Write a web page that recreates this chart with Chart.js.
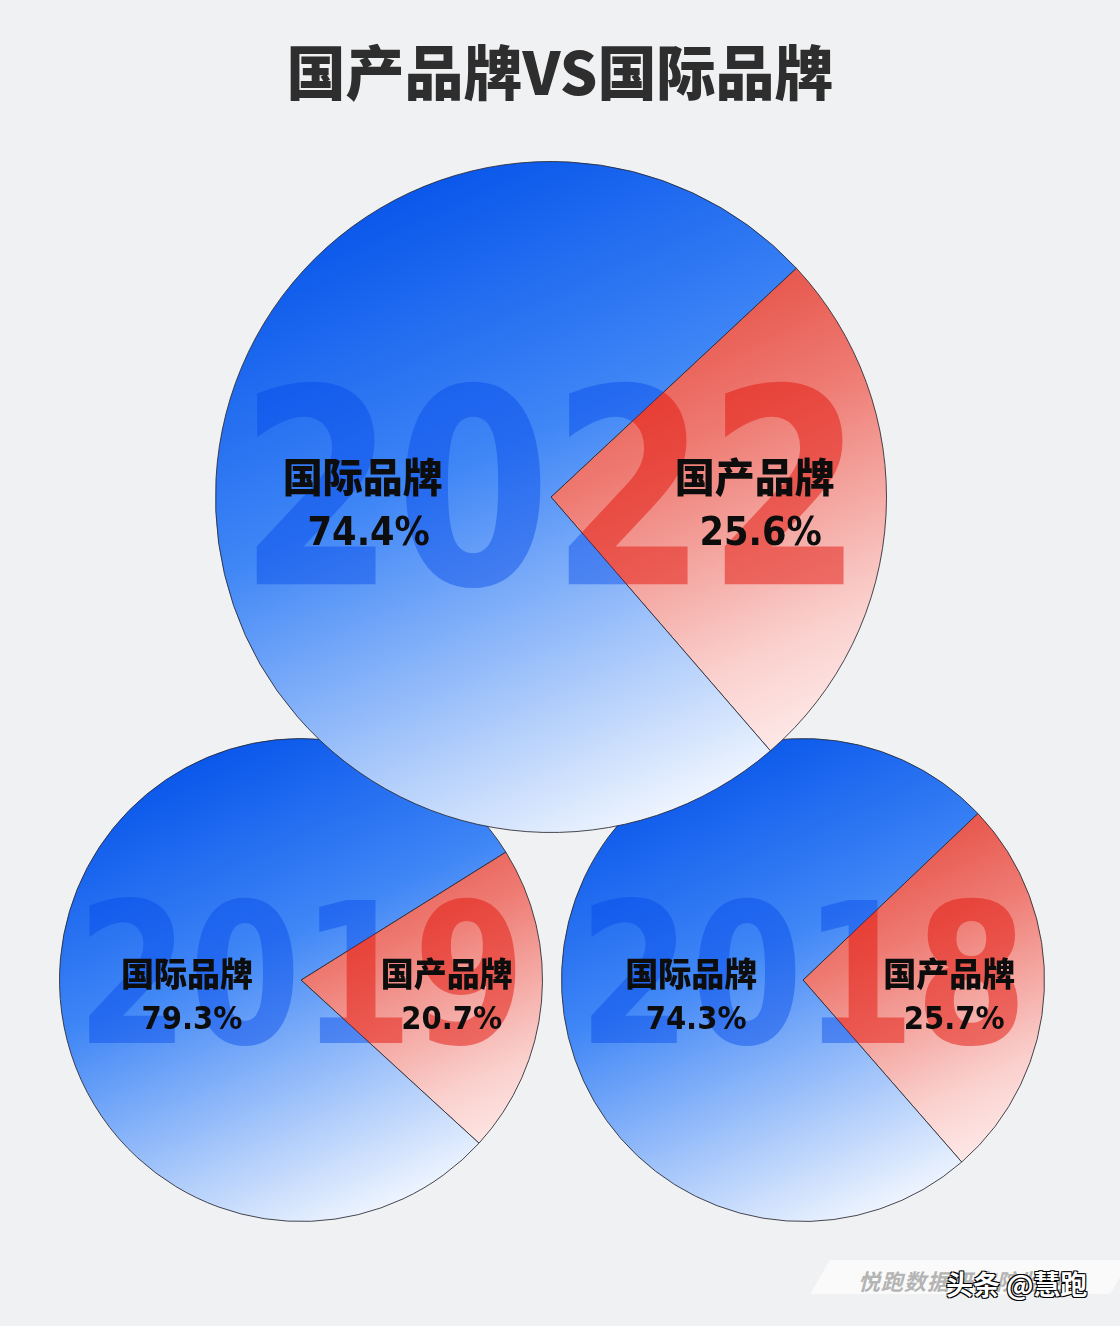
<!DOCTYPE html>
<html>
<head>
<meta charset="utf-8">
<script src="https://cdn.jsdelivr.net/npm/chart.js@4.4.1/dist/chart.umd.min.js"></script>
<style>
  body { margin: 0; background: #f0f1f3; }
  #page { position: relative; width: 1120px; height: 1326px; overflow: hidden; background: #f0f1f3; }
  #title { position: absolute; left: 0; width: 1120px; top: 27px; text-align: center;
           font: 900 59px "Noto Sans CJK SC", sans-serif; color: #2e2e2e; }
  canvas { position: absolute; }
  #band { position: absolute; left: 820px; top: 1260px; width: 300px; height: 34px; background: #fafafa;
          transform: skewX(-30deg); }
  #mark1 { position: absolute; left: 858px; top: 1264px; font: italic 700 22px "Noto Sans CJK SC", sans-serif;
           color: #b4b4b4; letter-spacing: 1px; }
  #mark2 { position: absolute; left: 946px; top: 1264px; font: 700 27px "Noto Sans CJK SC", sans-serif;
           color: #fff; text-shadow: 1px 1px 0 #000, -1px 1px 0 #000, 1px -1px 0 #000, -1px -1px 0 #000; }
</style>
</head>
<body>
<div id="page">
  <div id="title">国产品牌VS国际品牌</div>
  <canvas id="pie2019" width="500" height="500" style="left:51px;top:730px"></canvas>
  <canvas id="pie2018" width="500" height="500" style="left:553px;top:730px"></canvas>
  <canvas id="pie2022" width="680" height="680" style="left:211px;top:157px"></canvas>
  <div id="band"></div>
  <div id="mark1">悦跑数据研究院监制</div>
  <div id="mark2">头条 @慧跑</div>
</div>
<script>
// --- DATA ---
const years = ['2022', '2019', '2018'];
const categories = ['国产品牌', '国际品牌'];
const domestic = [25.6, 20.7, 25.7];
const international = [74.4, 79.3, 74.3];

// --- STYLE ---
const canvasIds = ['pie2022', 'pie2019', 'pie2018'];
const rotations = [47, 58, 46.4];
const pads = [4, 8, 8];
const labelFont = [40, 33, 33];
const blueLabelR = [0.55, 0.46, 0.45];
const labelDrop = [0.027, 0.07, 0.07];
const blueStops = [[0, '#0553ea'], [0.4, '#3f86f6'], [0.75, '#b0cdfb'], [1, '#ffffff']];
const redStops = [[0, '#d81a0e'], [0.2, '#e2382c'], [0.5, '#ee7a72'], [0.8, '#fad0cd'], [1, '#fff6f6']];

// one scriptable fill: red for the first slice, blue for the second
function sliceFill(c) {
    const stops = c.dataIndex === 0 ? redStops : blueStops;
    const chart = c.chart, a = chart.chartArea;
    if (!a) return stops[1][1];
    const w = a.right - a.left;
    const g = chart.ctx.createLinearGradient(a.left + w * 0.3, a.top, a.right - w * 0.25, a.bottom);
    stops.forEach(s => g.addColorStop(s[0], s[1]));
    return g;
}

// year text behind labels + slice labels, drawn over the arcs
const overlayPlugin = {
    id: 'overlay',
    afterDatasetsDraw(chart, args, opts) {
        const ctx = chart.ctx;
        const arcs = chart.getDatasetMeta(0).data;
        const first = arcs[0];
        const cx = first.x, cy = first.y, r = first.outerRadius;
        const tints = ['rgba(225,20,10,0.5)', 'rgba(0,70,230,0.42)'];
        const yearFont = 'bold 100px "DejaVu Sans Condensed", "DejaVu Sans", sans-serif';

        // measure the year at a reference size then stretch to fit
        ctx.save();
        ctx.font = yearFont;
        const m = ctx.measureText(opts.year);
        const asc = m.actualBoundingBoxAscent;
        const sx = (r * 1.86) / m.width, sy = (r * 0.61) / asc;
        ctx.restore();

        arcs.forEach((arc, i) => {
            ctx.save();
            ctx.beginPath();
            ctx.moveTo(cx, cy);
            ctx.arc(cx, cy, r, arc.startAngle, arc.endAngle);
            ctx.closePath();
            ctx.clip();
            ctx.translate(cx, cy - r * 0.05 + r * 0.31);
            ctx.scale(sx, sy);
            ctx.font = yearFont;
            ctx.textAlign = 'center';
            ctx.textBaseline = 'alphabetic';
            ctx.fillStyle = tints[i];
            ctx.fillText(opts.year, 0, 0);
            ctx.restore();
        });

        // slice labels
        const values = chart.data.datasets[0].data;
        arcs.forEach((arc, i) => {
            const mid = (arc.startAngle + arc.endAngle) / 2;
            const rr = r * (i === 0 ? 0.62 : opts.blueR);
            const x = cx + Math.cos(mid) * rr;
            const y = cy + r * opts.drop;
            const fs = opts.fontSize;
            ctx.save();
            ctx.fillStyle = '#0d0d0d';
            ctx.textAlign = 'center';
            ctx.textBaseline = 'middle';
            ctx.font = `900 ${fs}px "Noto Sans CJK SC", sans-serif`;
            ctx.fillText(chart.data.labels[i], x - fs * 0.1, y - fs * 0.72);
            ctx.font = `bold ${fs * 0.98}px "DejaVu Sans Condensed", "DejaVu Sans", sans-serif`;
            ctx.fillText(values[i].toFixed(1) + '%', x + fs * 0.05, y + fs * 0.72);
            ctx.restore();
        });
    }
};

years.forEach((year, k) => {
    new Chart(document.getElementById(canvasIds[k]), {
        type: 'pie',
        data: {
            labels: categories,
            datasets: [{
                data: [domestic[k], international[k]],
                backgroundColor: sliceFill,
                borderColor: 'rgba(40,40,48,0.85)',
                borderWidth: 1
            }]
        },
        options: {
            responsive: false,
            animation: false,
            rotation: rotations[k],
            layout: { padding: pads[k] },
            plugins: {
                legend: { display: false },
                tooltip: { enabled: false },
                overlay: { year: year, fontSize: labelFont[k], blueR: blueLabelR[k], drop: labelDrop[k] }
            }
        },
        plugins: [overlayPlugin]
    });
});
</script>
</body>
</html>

• **EXERCISE**: The lines from the top of the data above through the one holding "const international = [74.4, 79.3, 74.3];" are to be repeated exactly, and only those, with no pictures.

• **EXERCISE RESULT**:
Write a web page that recreates this chart with Chart.js.
<!DOCTYPE html>
<html>
<head>
<meta charset="utf-8">
<script src="https://cdn.jsdelivr.net/npm/chart.js@4.4.1/dist/chart.umd.min.js"></script>
<style>
  body { margin: 0; background: #f0f1f3; }
  #page { position: relative; width: 1120px; height: 1326px; overflow: hidden; background: #f0f1f3; }
  #title { position: absolute; left: 0; width: 1120px; top: 27px; text-align: center;
           font: 900 59px "Noto Sans CJK SC", sans-serif; color: #2e2e2e; }
  canvas { position: absolute; }
  #band { position: absolute; left: 820px; top: 1260px; width: 300px; height: 34px; background: #fafafa;
          transform: skewX(-30deg); }
  #mark1 { position: absolute; left: 858px; top: 1264px; font: italic 700 22px "Noto Sans CJK SC", sans-serif;
           color: #b4b4b4; letter-spacing: 1px; }
  #mark2 { position: absolute; left: 946px; top: 1264px; font: 700 27px "Noto Sans CJK SC", sans-serif;
           color: #fff; text-shadow: 1px 1px 0 #000, -1px 1px 0 #000, 1px -1px 0 #000, -1px -1px 0 #000; }
</style>
</head>
<body>
<div id="page">
  <div id="title">国产品牌VS国际品牌</div>
  <canvas id="pie2019" width="500" height="500" style="left:51px;top:730px"></canvas>
  <canvas id="pie2018" width="500" height="500" style="left:553px;top:730px"></canvas>
  <canvas id="pie2022" width="680" height="680" style="left:211px;top:157px"></canvas>
  <div id="band"></div>
  <div id="mark1">悦跑数据研究院监制</div>
  <div id="mark2">头条 @慧跑</div>
</div>
<script>
// --- DATA ---
const years = ['2022', '2019', '2018'];
const categories = ['国产品牌', '国际品牌'];
const domestic = [25.6, 20.7, 25.7];
const international = [74.4, 79.3, 74.3];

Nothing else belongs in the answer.